Among the results of the survey is a striking finding about managers. Sixty-six percent of men and women believe their immediate managers want fathers to take all the paternity leave available to them. But when managers were asked, 87% said they believe fathers should take all the time available—a gap of 21%.
How is this difference explained? “It is possible that managers unintentionally give employees the impression that the leave is a burden, especially if they never explicitly voice their support for male employees taking leave,” the report states. “Managers and supervisors — all of us — need to be more vocal about their support for parental leave and emphasize that even if a man taking leave does create some challenges at work, they believe in the value of that leave to employees and their families.”
There’s also another layer to this. Some managers who profess to support paternity leave don’t take the full amount themselves.
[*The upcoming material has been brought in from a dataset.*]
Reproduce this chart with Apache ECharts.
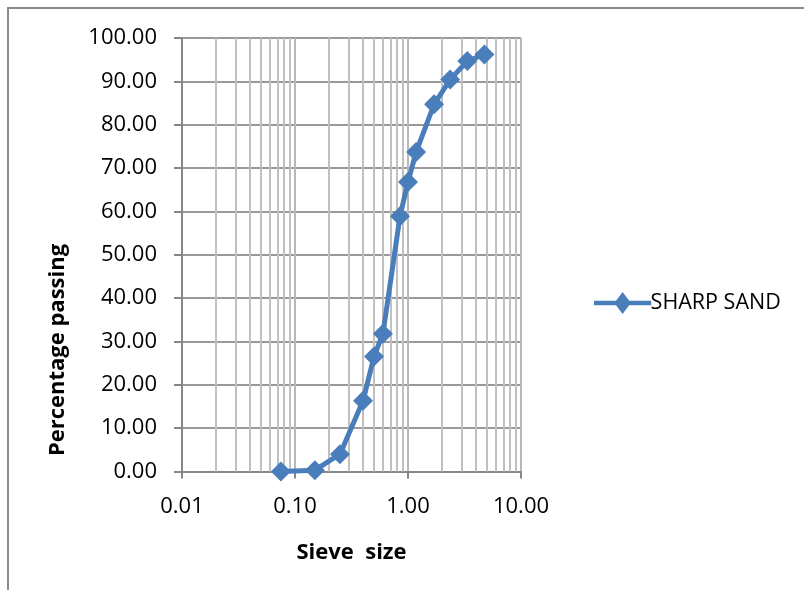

In fact, the new survey found, “men who manage others took less leave than other employees.”
This is a situation I’ve run into many times as I work with companies on these issues. While policies can be in place, cultures are what make them real. And when it comes to benefits like this, that cultural change has to come from the top down — that is, executives must take their full parental leaves if they want to send the message that their employees should as well.
It’s similar to some of the problems that stem from “unlimited” vacation time policies. Employees will often only take as much time as the boss does.
Of course, all of this is a rarified conversation, given that, according to the National Study of Employers, only 15% of men receive at least some pay while taking time to care for a new child. (In that same study, 58% percent of women receive at least some pay while on maternity leave, often through short-term disability insurance for physical recovery from giving birth.)
We know this is bad for gender equality. As long as women are pushed to always be caregivers, and men are pushed not to be, women will face more impediments to success in the workplace. Countries in northern Europe that have instituted “daddy quotas” — generous blocks of time available only to men — have helped normalize paternity leave. As a result, they’ve got some of the lowest gender wage gaps. Sweden found that for every month of paternity leave a father takes, the mother’s salary could increase by nearly 7%.
Making paternity leave available and affordable also helps businesses. In California, after a paid family leave insurance program was enacted, most employers reported that it “had either a ‘positive effect’ or ‘no noticeable effect’ on productivity (89%), profitability/performance (91%), turnover (96%), and employee morale (99%),” the Center for Economic and Policy Research found.
And when businesses don’t have paternity leave, they lose great men. The survey from Promundo and Dove Men+Care found that men (69%) are even more willing than women (66%) to change jobs if necessary in order to be very involved in the early weeks and/or months of their child’s life. This follows previous research from EY that found men are more likely to change jobs or careers, give up promotions, take pay cuts, or move in order to have more time with family.
However, men rarely tell their businesses the reason they’ve left the job. Managers generally think the employee simply got a job somewhere else. They don’t realize they could have kept him if they had been more supportive of him as a father.
Given that many of our workplace structures were forged in the “Mad Men” era, it’s little surprise that we still have laws, policies and stigmas acting as gender police, pushing women to stay at home and men to stay at work. But as more businesses learn the benefits of supporting men as equal caregivers at home, the more strides we can make to change that. This Father’s Day, let’s resolve to make it a year-round effort.